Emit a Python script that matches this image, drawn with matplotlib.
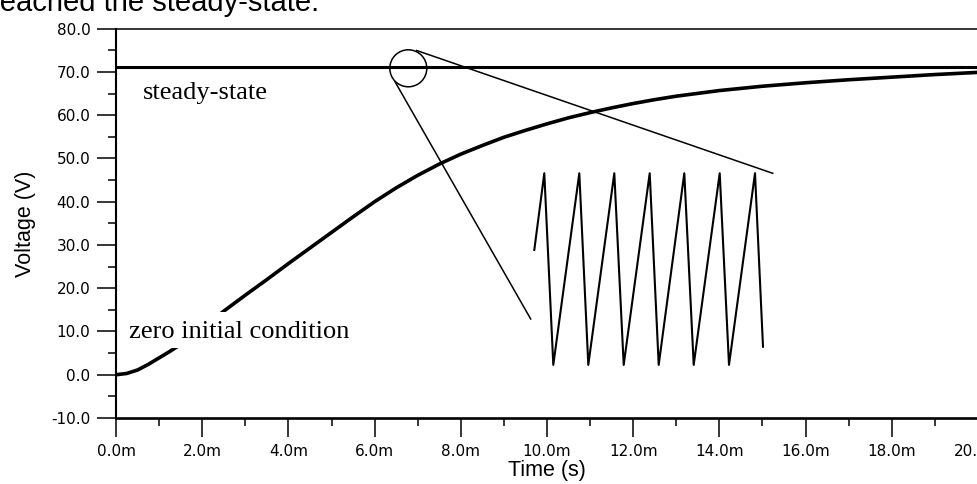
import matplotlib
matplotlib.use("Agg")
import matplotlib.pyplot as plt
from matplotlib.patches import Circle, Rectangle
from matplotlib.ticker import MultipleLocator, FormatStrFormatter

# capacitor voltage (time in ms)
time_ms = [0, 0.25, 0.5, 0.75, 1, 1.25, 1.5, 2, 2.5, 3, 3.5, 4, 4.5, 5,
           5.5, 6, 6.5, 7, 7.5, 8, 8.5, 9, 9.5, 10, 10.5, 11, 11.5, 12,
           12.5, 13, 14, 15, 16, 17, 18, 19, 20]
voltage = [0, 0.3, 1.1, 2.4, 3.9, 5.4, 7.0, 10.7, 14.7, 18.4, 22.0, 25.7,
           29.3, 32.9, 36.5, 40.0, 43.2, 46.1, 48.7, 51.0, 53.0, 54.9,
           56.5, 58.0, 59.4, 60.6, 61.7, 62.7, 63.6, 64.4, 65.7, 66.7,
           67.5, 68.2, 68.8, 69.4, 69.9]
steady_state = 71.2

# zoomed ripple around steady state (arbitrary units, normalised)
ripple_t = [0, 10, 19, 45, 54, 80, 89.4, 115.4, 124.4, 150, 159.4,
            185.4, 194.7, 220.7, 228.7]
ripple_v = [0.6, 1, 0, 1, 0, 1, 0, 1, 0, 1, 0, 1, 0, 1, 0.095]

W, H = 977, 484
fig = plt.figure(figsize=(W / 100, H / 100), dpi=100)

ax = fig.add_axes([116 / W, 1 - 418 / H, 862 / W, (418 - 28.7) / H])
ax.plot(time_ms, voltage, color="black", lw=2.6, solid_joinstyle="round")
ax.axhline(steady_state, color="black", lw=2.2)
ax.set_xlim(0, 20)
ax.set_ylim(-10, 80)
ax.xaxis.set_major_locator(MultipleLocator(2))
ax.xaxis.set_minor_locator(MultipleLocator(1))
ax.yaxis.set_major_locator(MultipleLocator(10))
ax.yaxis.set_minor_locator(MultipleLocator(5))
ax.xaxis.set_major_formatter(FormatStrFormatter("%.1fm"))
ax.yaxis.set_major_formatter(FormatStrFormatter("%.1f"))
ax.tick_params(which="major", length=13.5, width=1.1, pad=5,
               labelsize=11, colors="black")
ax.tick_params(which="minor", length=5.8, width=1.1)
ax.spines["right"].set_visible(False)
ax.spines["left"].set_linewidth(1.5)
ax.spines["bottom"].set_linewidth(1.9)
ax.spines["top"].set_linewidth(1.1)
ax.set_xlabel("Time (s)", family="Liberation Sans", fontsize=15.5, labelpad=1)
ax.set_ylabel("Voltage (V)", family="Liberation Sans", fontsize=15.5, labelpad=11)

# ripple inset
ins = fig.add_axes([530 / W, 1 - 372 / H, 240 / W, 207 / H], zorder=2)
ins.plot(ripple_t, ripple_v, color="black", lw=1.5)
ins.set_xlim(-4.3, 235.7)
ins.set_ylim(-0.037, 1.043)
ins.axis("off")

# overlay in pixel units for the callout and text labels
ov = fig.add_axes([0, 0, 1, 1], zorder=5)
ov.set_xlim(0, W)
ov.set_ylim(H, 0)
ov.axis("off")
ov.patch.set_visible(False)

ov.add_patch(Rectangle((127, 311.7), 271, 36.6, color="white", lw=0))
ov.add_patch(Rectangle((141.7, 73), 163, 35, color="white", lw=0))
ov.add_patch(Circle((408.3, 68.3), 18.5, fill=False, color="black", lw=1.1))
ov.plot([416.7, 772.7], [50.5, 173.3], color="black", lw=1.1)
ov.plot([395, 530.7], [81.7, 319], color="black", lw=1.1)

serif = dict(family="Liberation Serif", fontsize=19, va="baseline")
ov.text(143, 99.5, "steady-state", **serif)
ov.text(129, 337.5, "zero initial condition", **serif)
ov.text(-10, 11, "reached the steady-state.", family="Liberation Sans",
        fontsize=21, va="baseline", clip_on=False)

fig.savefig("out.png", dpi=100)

____

SET EXERCISE: Print the data above verbatim from the first line through the line holding "from matplotlib.ticker import", leaving every picture out.

WRITTEN RESPONSE:
Emit a Python script that matches this image, drawn with matplotlib.
import matplotlib
matplotlib.use("Agg")
import matplotlib.pyplot as plt
from matplotlib.patches import Circle, Rectangle
from matplotlib.ticker import MultipleLocator, FormatStrFormatter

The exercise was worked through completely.